Bei den Kantonen wird sich vor allem die Frage stellen, wie sie die Abzüge und den Steuertarif gestalten wollen, sprich: ob die Umstellung haushaltsneutral erfolgen soll. Der Bundesrat geht davon aus, dass die Einführung der Individualbesteuerung beim Bund zu Mindereinnahmen von rund einer Milliarde Franken jährlich führen wird. Die Kantone sind frei, wie sie das handhaben wollen. «Je nach Ausgestaltung des Tarifs und der Höhe der Abzüge wären auch Minder- oder Mehreinnahmen möglich – das ist eine politische Frage», sagt Lüthi.
Neue Ungleichheiten
Kritiker bemängeln, dass die Individualbesteuerung neue Ungleichheiten schaffe, indem Doppelverdiener entlastet und Einverdienerpaare stärker belastet würden. So können beispielsweise bei den Doppelverdienern beide Gatten je den halben Kinderabzug geltend machen, die traditionellen Ehepaare hingegen nicht. Denn eine Mutter, die sich um die Kinder kümmert, erzielt kein Erwerbseinkommen, also nützt ihr der halbe Kinderabzug nichts.
In einem progressiven Steuersystem könne man nicht alle Ungleichheiten lösen, diese jedoch entschärfen, sagt Caroline Lüthi. Sie weist darauf hin, dass der Bundesrat den Kinderabzug von heute 6700 auf 12 000 Franken erhöhen will – dies wirke der Mehrbelastung entgegen, die für Ehepaare mit ungleicher Einkommensverteilung entstehe. Die bundesrätliche Vorlage beseitige auch Ungleichheiten, indem der Unterstützungsabzug, der bislang Konkubinatspaaren vorbehalten war, neu auch Ehepaaren zustehen würde, wenn einer der beiden Ehegatten erwerbsunfähig oder beschränkt erwerbsfähig sei.
Für Caroline Lüthi sprechen zur Hauptsache zwei Punkte für den Wechsel zur individuellen Veranlagung. Erstens habe sich in den letzten drei, vier Jahrzehnten in gesellschaftlicher Hinsicht sehr viel verändert. Die meisten Paare seien heute Doppelverdiener, in zehn Jahren würden es noch viel mehr sein, «denn auch die Ehepaare mit traditioneller Rollenteilung werden dereinst zu Rentnerpaaren und damit steuerrechtlich zu Zweiverdienern». Und zweitens sei der Zivilstand kein sachgerechtes Kriterium für die Besteuerung. «Die wirtschaftliche Leistungsfähigkeit hängt nicht davon ab, ob jemand verheiratet ist oder nicht.»

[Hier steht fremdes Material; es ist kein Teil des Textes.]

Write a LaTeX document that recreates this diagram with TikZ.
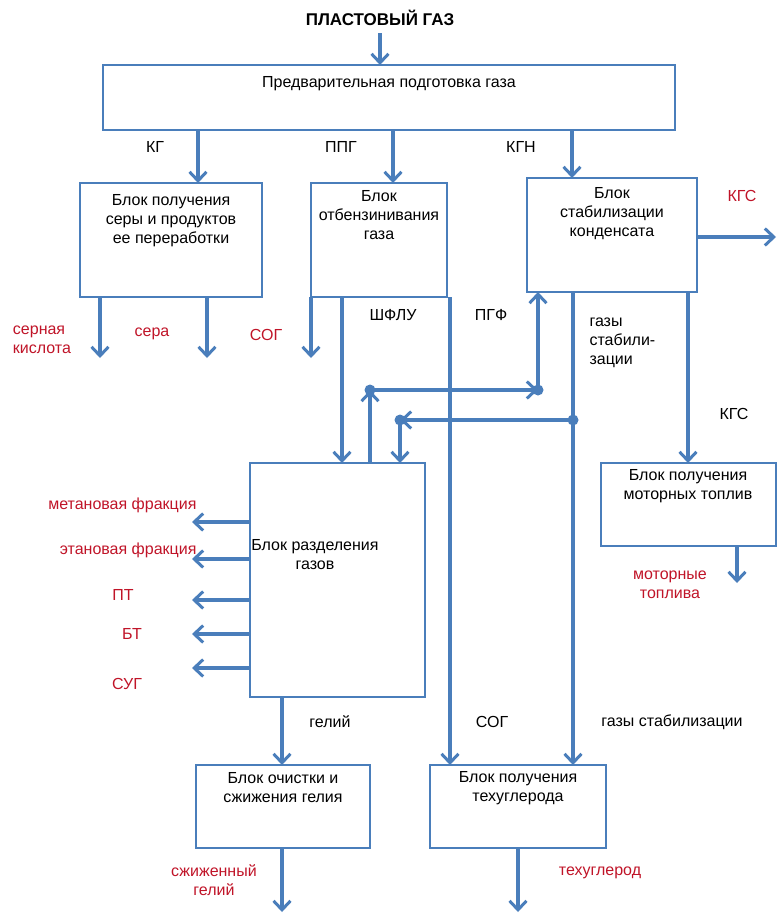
\documentclass[tikz,border=0pt]{standalone}
\usepackage{fontspec}
\setmainfont{Liberation Sans}
\usetikzlibrary{arrows.meta}
\definecolor{flow}{RGB}{74,126,187}
\definecolor{prod}{RGB}{192,20,40}
\begin{document}
\begin{tikzpicture}[x=1pt, y=-1pt,
        blk/.style={draw=flow, line width=2.6pt, inner sep=0pt},
        txt/.style={align=center, font=\fontsize{16}{19}\selectfont},
        lbl/.style={font=\fontsize{16}{19}\selectfont},
        prd/.style={lbl, text=prod},
        arr/.style={draw=flow, line width=3.6pt, -{Straight Barb[length=9pt, width=17pt, line width=3pt]}},
        dot/.style={circle, fill=flow, inner sep=0pt, minimum size=11pt}
      ]
      \useasboundingbox (0,0) rectangle (784,918);
      % boxes
      \draw[blk] (103,65) rectangle (675,130);
      \draw[blk] (80,183) rectangle (262,297);
      \draw[blk] (311,183) rectangle (447,297);
      \draw[blk] (527,178) rectangle (697,292);
      \draw[blk] (250,463) rectangle (425,697);
      \draw[blk] (601,463) rectangle (776,546);
      \draw[blk] (196,765) rectangle (370,848);
      \draw[blk] (430,765) rectangle (606,848);
      % box texts
      \node[lbl, font=\fontsize{17}{19}\bfseries] (src) at (380,18) {ПЛАСТОВЫЙ ГАЗ};
      \node[txt] (prep) at (389,84) {Предварительная подготовка газа};
      \node[txt] (sulf) at (171,221) {Блок получения\\серы и продуктов\\ее переработки};
      \node[txt] (gasl) at (379,215) {Блок\\отбензинивания\\газа};
      \node[txt] (stab) at (612,214) {Блок\\стабилизации\\конденсата};
      \node[txt] (sep) at (315,555) {Блок разделения\\газов};
      \node[txt] (mot) at (688,486) {Блок получения\\моторных топлив};
      \node[txt] (hel) at (283,788) {Блок очистки и\\сжижения гелия};
      \node[txt] (carb) at (518,788) {Блок получения\\техуглерода};
      % coordinates
      \coordinate (s0) at (380,33);   \coordinate (s1) at (380,65);
      \coordinate (k0) at (198,130);  \coordinate (k1) at (198,183);
      \coordinate (p0) at (393,130);  \coordinate (p1) at (393,183);
      \coordinate (n0) at (572,130);  \coordinate (n1) at (572,178);
      \coordinate (g0) at (697,237);  \coordinate (g1) at (776,237);
      \coordinate (a0) at (100,297);  \coordinate (a1) at (100,358);
      \coordinate (b0) at (207,297);  \coordinate (b1) at (207,358);
      \coordinate (c0) at (311,297);  \coordinate (c1) at (311,358);
      \coordinate (f0) at (342,297);  \coordinate (f1) at (342,463);
      \coordinate (q0) at (450,297);  \coordinate (q1) at (450,765);
      \coordinate (u0) at (370,463);  \node[dot] (u1) at (370,390) {};
      \node[dot] (u2) at (538,390) {};  \coordinate (u3) at (538,292);
      \coordinate (v0) at (573,292);  \coordinate (v1) at (573,765);
      \node[dot] (v2) at (573,420) {};  \node[dot] (v3) at (400,420) {};
      \coordinate (v4) at (400,463);
      \coordinate (m0) at (688,292);  \coordinate (m1) at (688,463);
      \coordinate (t0) at (737,546);  \coordinate (t1) at (737,583);
      \coordinate (h0) at (282,697);  \coordinate (h1) at (282,765);
      \coordinate (h2) at (282,848);  \coordinate (h3) at (282,912);
      \coordinate (e0) at (518,848);  \coordinate (e1) at (518,912);
      % edges
      \draw[arr] (s0) -- (s1);
      \draw[arr] (k0) -- (k1);
      \draw[arr] (p0) -- (p1);
      \draw[arr] (n0) -- (n1);
      \draw[arr] (g0) -- (g1);
      \draw[arr] (a0) -- (a1);
      \draw[arr] (b0) -- (b1);
      \draw[arr] (c0) -- (c1);
      \draw[arr] (f0) -- (f1);
      \draw[arr] (q0) -- (q1);
      \draw[arr] (u0) -- (u1.center);
      \draw[arr] (u1.center) -- (u2.center);
      \draw[arr] (u2.center) -- (u3);
      \draw[arr] (v0) -- (v1);
      \draw[arr] (v2.center) -- (v3.center);
      \draw[arr] (v3.center) -- (v4);
      \draw[arr] (m0) -- (m1);
      \draw[arr] (t0) -- (t1);
      \draw[arr] (h0) -- (h1);
      \draw[arr] (h2) -- (h3);
      \draw[arr] (e0) -- (e1);
      \foreach \y [count=\i] in {522,559,600,634,668} {
        \coordinate (o\i) at (250,\y);
        \coordinate (w\i) at (192,\y);
        \draw[arr] (o\i) -- (w\i);
      }
      % labels
      \node[lbl] (lkg) at (155,147) {КГ};
      \node[lbl] (lppg) at (341,147) {ППГ};
      \node[lbl] (lkgn) at (521,147) {КГН};
      \node[prd] (lkgs) at (742,196) {КГС};
      \node[prd, align=left] (lacid) at (42,340) {серная\\кислота};
      \node[prd] (lsul) at (152,334) {сера};
      \node[prd] (lsog) at (266,335) {СОГ};
      \node[lbl] (lsh) at (393,315) {ШФЛУ};
      \node[lbl] (lpgf) at (491,315) {ПГФ};
      \node[lbl, align=left, anchor=west] (lgs) at (586,343) {газы\\стабили-\\зации};
      \node[lbl] (lkgs2) at (734,414) {КГС};
      \node[prd, align=center] (lmot) at (670,585) {моторные\\топлива};
      \node[prd, anchor=east] (lmet) at (200,505) {метановая фракция};
      \node[prd, anchor=east] (leth) at (200,550) {этановая фракция};
      \node[prd] (lpt) at (123,595) {ПТ};
      \node[prd] (lbt) at (132,634) {БТ};
      \node[prd] (lsug) at (127,684) {СУГ};
      \node[lbl] (lhe) at (330,722) {гелий};
      \node[lbl] (lsog2) at (492,722) {СОГ};
      \node[lbl] (lgs2) at (672,722) {газы стабилизации};
      \node[prd, align=center] (lhel) at (214,880) {сжиженный\\гелий};
      \node[prd] (lcarb) at (600,873) {техуглерод};
\end{tikzpicture}
\end{document}
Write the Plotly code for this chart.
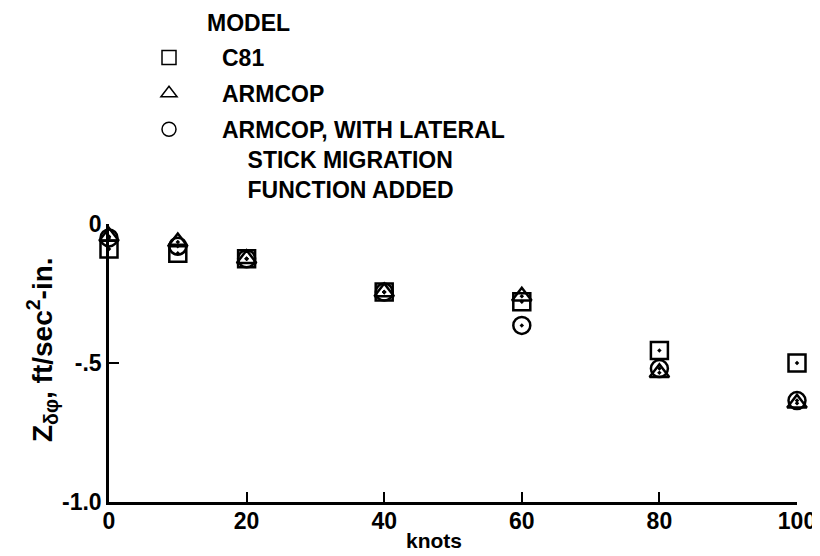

Etliche Paare verstehen sich allerdings auch heute noch als Wirtschaftsgemeinschaft, die aus demselben Topf haushalten. Ist die Zeit tatsächlich schon reif für die Individualbesteuerung? «Als Einverdienerpaar durchs Leben zu gehen, das ist ein wunderbares Modell», sagt Caroline Lüthi. «Doch das ändert nichts daran, dass es immer weniger gelebt wird.» Auch sei die Einverdienerehe ein Handicap, wenn die Beziehung in die Brüche gehe. «Vielleicht braucht es auch noch eine gewisse Trauerarbeit – es ist ein Stück Schweiz, von dem wir uns verabschieden.»